Help me oh wise one. What is the correct etiquette?
Thanks for your question, Paul! The short answer to your question is that this rider was exactly right to be wearing nothing but bib shorts (or “bib nicks” as you Australians adorably put it) on his ride. But the circumstances in which bib shorts — and nothing but bib shorts — are appropriate goes much, much further than merely on the bike.
I shall enumerate.
Let’s begin by addressing the question at hand. The truth is, bib shorts are so attractive that it’s a shame to cover them with a jersey. And really, why would you want the extra weight? Besides, if you have a hairy chest (and / or shoulders and / or back) you ought to share that with the world.
One caveat, however: bibs do not provide quite as much protection as a jersey in the case of an accident. Not that a jersey protects you from a hard impact, but it can reduce road rash to a degree.
For this reason, you should always wear a jersey over your bib shorts during the rides where you expect to crash, much as you should wear a helmet during those rides.
For extra-attractive awesomeness, I especially recommend wearing a Camelbak over your bibshorts when mountain biking. I guarantee an interesting set of tanlines.
What many people do not realize is that bib shorts also make terrific swim suits! And in fact I think you might find that you would not be the first person to wear such an outfit, as demonstrated in the below photograph.
Really, all you need to complete your look is a parasol, and perhaps a waxed moustache.
Note: Be careful of the chamois, which can hinder movement and become somewhat uncomfortable when soggy.
Something most people don’t realize about bib shorts is that they are awesome for more than just athletic activities. I hope that it is not revealing too much to say that I also wear bib shorts when I eat, especially when I am sitting on a couch, eating chips and drinking a favorite beverage.
Why? Simple. By pulling the front part of the bib short forward, I have a ready-made kangaroo pouch of sorts, one that will hold at least 3/4 of a bag of chips. Depending on my mood, I will stuff the bag into the pouch, or simply pour the chips down into the opening.
Either way, I’ve got easy access to my chips, and the chips stay with me when I move.
Let me make it clear, though: the pouch is not the only thing the bib shorts will hold. Consider, for a moment, Twizzlers. Or Red Vines. (I don’t want to get into an argument right now over which is better.) You can easily stick several of your favorite red licorice into each shoulder strap, giving you unprecedented access.
And really, this is just the beginning. With all that lycra, the places to hold your favorite foods and beverages close to your body is only limited by your imagination. And by how tight your bib shorts are to begin with, I suppose.
Try eating and watching TV with your bib shorts on. You’ll thank me.
One place where I do not recommend wearing your bib shorts without a jersey, however, is when participating in a Triathalon. The reason for this is simple: triathaletes have their own clothing rules and customs, and it is important that we observe and obey these.
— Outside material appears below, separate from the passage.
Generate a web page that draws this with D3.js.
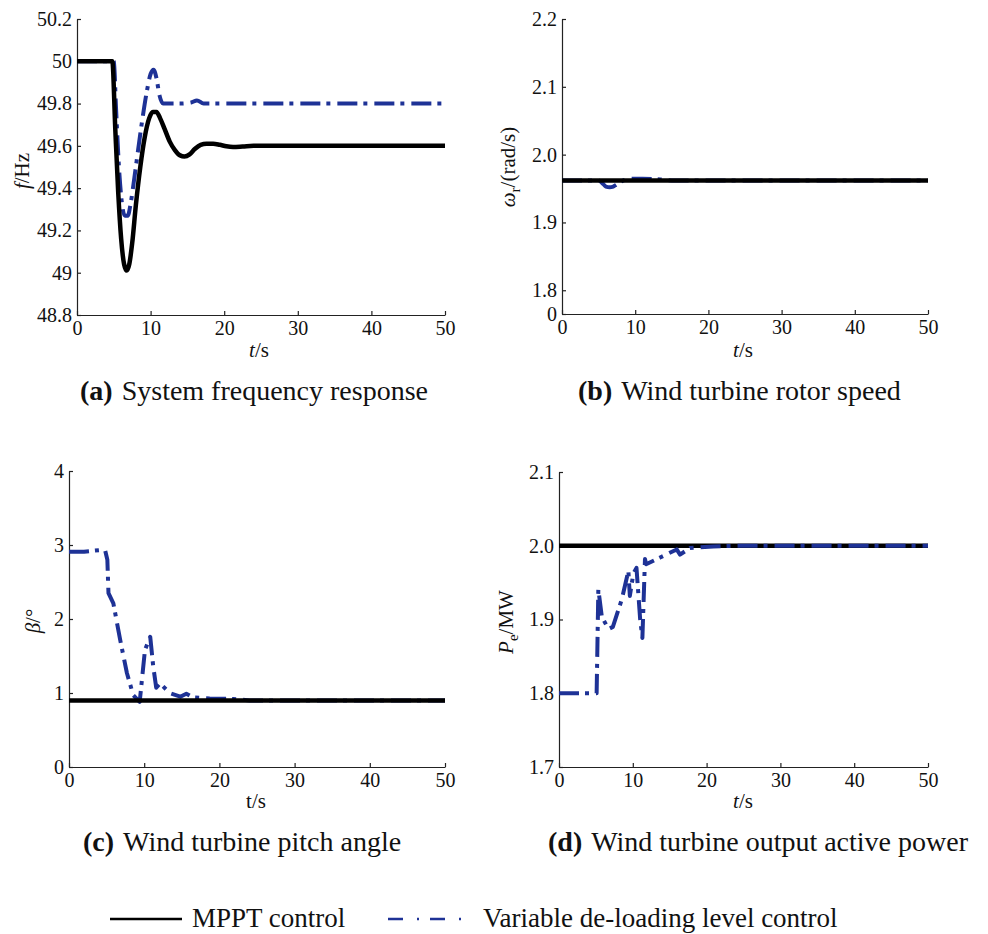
<!DOCTYPE html>
<html>
<head>
<meta charset="utf-8">
<script src="https://cdn.jsdelivr.net/npm/d3@7"></script>
<style>
  body { margin: 0; background: #fff; }
  text { font-family: "Liberation Serif", "Times New Roman", serif; fill: #111; }
</style>
</head>
<body>
<div class="graph"></div>
<script>
// tick values
let timeTicks = [0, 10, 20, 30, 40, 50]
let freqTicks = [48.8, 49, 49.2, 49.4, 49.6, 49.8, 50, 50.2]
let speedTicks = [1.765, 1.8, 1.9, 2.0, 2.1, 2.2]
let pitchTicks = [0, 1, 2, 3, 4]
let powerTicks = [1.7, 1.8, 1.9, 2.0, 2.1]

// (a) system frequency
let freqMpptT = [0, 4.8, 5.2, 5.6, 6.0, 6.4, 6.75, 7.1, 7.5, 8.0, 8.6, 9.2, 9.8, 10.3, 10.8, 11.3, 11.9, 12.6, 13.3, 14.0, 14.6, 15.3, 16.0, 16.8, 17.6, 18.5, 19.4, 20.3, 21.2, 22.5, 24, 30, 40, 50]
let freqMpptV = [50, 50, 49.68, 49.38, 49.16, 49.04, 49.01, 49.04, 49.14, 49.32, 49.50, 49.64, 49.73, 49.76, 49.76, 49.73, 49.68, 49.62, 49.58, 49.555, 49.55, 49.56, 49.585, 49.605, 49.61, 49.61, 49.605, 49.598, 49.595, 49.597, 49.6, 49.6, 49.6, 49.6]
let freqVarT = [0, 5.0, 5.3, 5.7, 6.1, 6.5, 6.9, 7.3, 7.8, 8.3, 8.9, 9.5, 10.0, 10.4, 10.8, 11.2, 11.7, 12.5, 14, 15.5, 16.3, 17.2, 18, 25, 50]
let freqVarV = [50, 50, 49.78, 49.5, 49.33, 49.27, 49.27, 49.33, 49.45, 49.58, 49.73, 49.86, 49.94, 49.96, 49.92, 49.84, 49.80, 49.80, 49.80, 49.805, 49.815, 49.80, 49.80, 49.80, 49.80]

// (b) rotor speed
let speedMpptT = [0, 50]
let speedMpptV = [1.962, 1.962]
let speedVarT = [0, 5, 5.5, 6, 6.5, 7, 7.5, 8, 8.6, 9.5, 11, 12.5, 13.8, 15, 50]
let speedVarV = [1.962, 1.962, 1.958, 1.953, 1.952, 1.953, 1.956, 1.96, 1.963, 1.9645, 1.9645, 1.964, 1.963, 1.962, 1.962]

// (c) pitch angle
let pitchMpptT = [0, 50]
let pitchMpptV = [0.9, 0.9]
let pitchVarT = [0, 2, 4, 4.8, 5.1, 5.25, 5.9, 6.8, 7.7, 8.55, 9.4, 10.1, 10.8, 11.2, 11.6, 12.1, 13.4, 14.8, 15.6, 16.5, 18.7, 21.8, 24, 50]
let pitchVarV = [2.91, 2.91, 2.93, 2.93, 2.8, 2.35, 2.21, 1.72, 1.27, 0.97, 0.88, 1.58, 1.76, 1.36, 1.07, 1.13, 1.0, 0.95, 0.99, 0.94, 0.925, 0.92, 0.9, 0.9]

// (d) output active power
let powerMpptT = [0, 50]
let powerMpptV = [2.0, 2.0]
let powerVarT = [0, 5.1, 5.33, 5.8, 6.7, 7.3, 8.5, 9.4, 9.6, 10.07, 10.5, 11.0, 11.3, 11.65, 11.8, 13.7, 15.95, 16.4, 17.75, 20.9, 24, 50]
let powerVarV = [1.8, 1.8, 1.941, 1.904, 1.887, 1.89, 1.927, 1.966, 1.932, 1.962, 1.97, 1.90, 1.875, 1.982, 1.975, 1.984, 1.995, 1.988, 1.997, 1.999, 2.0, 2.0]

let blue = '#1e3296'
let dashDot = '20,6,4,7'

let svg = d3.select('.graph')
  .append('svg')
  .attr('width', 988)
  .attr('height', 934)

svg.append('rect').attr('width', 988).attr('height', 934).attr('fill', '#fff')

let zip = (ts, vs) => ts.map((t, i) => ({ t: t, v: vs[i] }))

let panels = [
  { frame: [77, 19, 445, 315], yDomain: [48.8, 50.2], yTicks: freqTicks, fmt: d3.format('~g'),
    mppt: zip(freqMpptT, freqMpptV), vari: zip(freqVarT, freqVarV), smooth: true, blueOnTop: false,
    ylab: [['f', 'italic'], ['/Hz']], ylabPos: [29, 171],
    xlab: 'italic', xlabPos: [259, 357],
    cap: ['(a)', 'System frequency response'], capPos: [80, 400] },
  { frame: [562, 19, 928, 314], yDomain: [1.765, 2.2], yTicks: speedTicks, fmt: d => d < 1.79 ? '0' : d3.format('.1f')(d),
    mppt: zip(speedMpptT, speedMpptV), vari: zip(speedVarT, speedVarV), smooth: true, blueOnTop: false,
    ylab: [['ω', 'italic'], ['r', 'sub'], ['/(rad/s)']], ylabPos: [515, 167],
    xlab: 'italic', xlabPos: [743, 357],
    cap: ['(b)', 'Wind turbine rotor speed'], capPos: [578, 400] },
  { frame: [69, 471, 445, 767], yDomain: [0, 4], yTicks: pitchTicks, fmt: d3.format('d'),
    mppt: zip(pitchMpptT, pitchMpptV), vari: zip(pitchVarT, pitchVarV), smooth: false, blueOnTop: false,
    ylab: [['β', 'italic'], ['/°']], ylabPos: [40, 621],
    xlab: 'normal', xlabPos: [256, 808],
    cap: ['(c)', 'Wind turbine pitch angle'], capPos: [83, 851] },
  { frame: [559, 472, 928, 767], yDomain: [1.7, 2.1], yTicks: powerTicks, fmt: d3.format('.1f'),
    mppt: zip(powerMpptT, powerMpptV), vari: zip(powerVarT, powerVarV), smooth: false, blueOnTop: true,
    ylab: [['P', 'italic'], ['e', 'sub'], ['/MW']], ylabPos: [513, 622],
    xlab: 'italic', xlabPos: [743, 808],
    cap: ['(d)', 'Wind turbine output active power'], capPos: [548, 851] }
]

panels.forEach(p => {
  let [x0, y0, x1, y1] = p.frame
  let w = x1 - x0
  let h = y1 - y0
  let g = svg.append('g').attr('transform', `translate(${x0},${y0})`)

  // scales
  let xScale = d3.scaleLinear().domain([0, 50]).range([0, w])
  let yScale = d3.scaleLinear().domain(p.yDomain).range([h, 0])

  // axis
  let xAxis = d3.axisBottom(xScale).tickValues(timeTicks).tickSize(-4).tickSizeOuter(0).tickPadding(6)
  let yAxis = d3.axisLeft(yScale).tickValues(p.yTicks).tickFormat(p.fmt).tickSize(-4).tickSizeOuter(0).tickPadding(5)

  g.append('g').attr('transform', `translate(0,${h})`).call(xAxis)
  g.append('g').call(yAxis)

  g.selectAll('.domain, .tick line').attr('stroke', '#222').attr('stroke-width', 1.2)
  g.selectAll('.tick text').attr('font-size', 20).style('font-family', '"Liberation Serif", serif').attr('fill', '#111')

  // lines
  let line = d3.line()
    .x(d => xScale(d.t))
    .y(d => yScale(d.v))
    .curve(p.smooth ? d3.curveMonotoneX : d3.curveLinear)

  let drawBlack = () => g.append('path')
    .attr('d', line(p.mppt))
    .attr('fill', 'none')
    .attr('stroke', '#000')
    .attr('stroke-width', 4.5)
  let drawBlue = () => g.append('path')
    .attr('d', line(p.vari))
    .attr('fill', 'none')
    .attr('stroke', blue)
    .attr('stroke-width', 4)
    .attr('stroke-dasharray', dashDot)
    .attr('stroke-linejoin', 'round')

  if (p.blueOnTop) { drawBlack(); drawBlue() } else { drawBlue(); drawBlack() }

  // y label
  let yl = svg.append('text')
    .attr('transform', `translate(${p.ylabPos[0]},${p.ylabPos[1]}) rotate(-90)`)
    .attr('text-anchor', 'middle')
    .attr('font-size', 21)
  p.ylab.forEach(part => {
    let ts = yl.append('tspan').text(part[0])
    if (part[1] === 'italic') ts.attr('font-style', 'italic')
    if (part[1] === 'sub') ts.attr('font-size', 15).attr('dy', 5)
    else if (part[0].startsWith('/') && p.ylab.some(q => q[1] === 'sub')) ts.attr('dy', -5)
  })

  // x label
  let xl = svg.append('text')
    .attr('x', p.xlabPos[0]).attr('y', p.xlabPos[1])
    .attr('text-anchor', 'middle')
    .attr('font-size', 21)
  xl.append('tspan').text('t').attr('font-style', p.xlab)
  xl.append('tspan').text('/s')

  // caption
  let cap = svg.append('text')
    .attr('x', p.capPos[0]).attr('y', p.capPos[1])
    .attr('font-size', 28)
  cap.append('tspan').text(p.cap[0]).attr('font-weight', 'bold')
  cap.append('tspan').text(p.cap[1]).attr('dx', 9)
})

// legend
let legend = svg.append('g')
legend.append('line').attr('x1', 110).attr('x2', 182).attr('y1', 919).attr('y2', 919)
  .attr('stroke', '#000').attr('stroke-width', 2.5)
legend.append('text').attr('x', 192).attr('y', 927).attr('font-size', 27).text('MPPT control')
legend.append('line').attr('x1', 388).attr('x2', 472).attr('y1', 919).attr('y2', 919)
  .attr('stroke', blue).attr('stroke-width', 2.5).attr('stroke-dasharray', '15,14,2,11')
legend.append('text').attr('x', 483).attr('y', 927).attr('font-size', 27).text('Variable de-loading level control')
</script>
</body>
</html>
Hence, if you are going to wear bib shorts when participating in a triathalon, you should also wear a half-shirt. That’s what I’m going to do in the St. George Ironman in May, and I am going to look hot.
Here’s what I’m going to look like:
In the interest of accuracy, I want to point out that my bib shorts do not do quite as good of a job in holding my muffin top in as shown in this photograph.
And my quads look about thirty times as awesome.
Other Questions Answered
Paul also wanted to know whether it is allowable to wear regular shorts without a jersey. The answer is — again — “yes,” but with a few caveats: it is permissible to wear regular shorts without a jersey only if
- You have 8% or lower bodyfat
- You have no hair on your back or shoulders
- Your skin is not so pasty white that bystanders must wear special eyewear or risk damage to their retinas.
I should point out that owing to one or more — or all — of the above criteria, I have never worn cycling shorts without a jersey.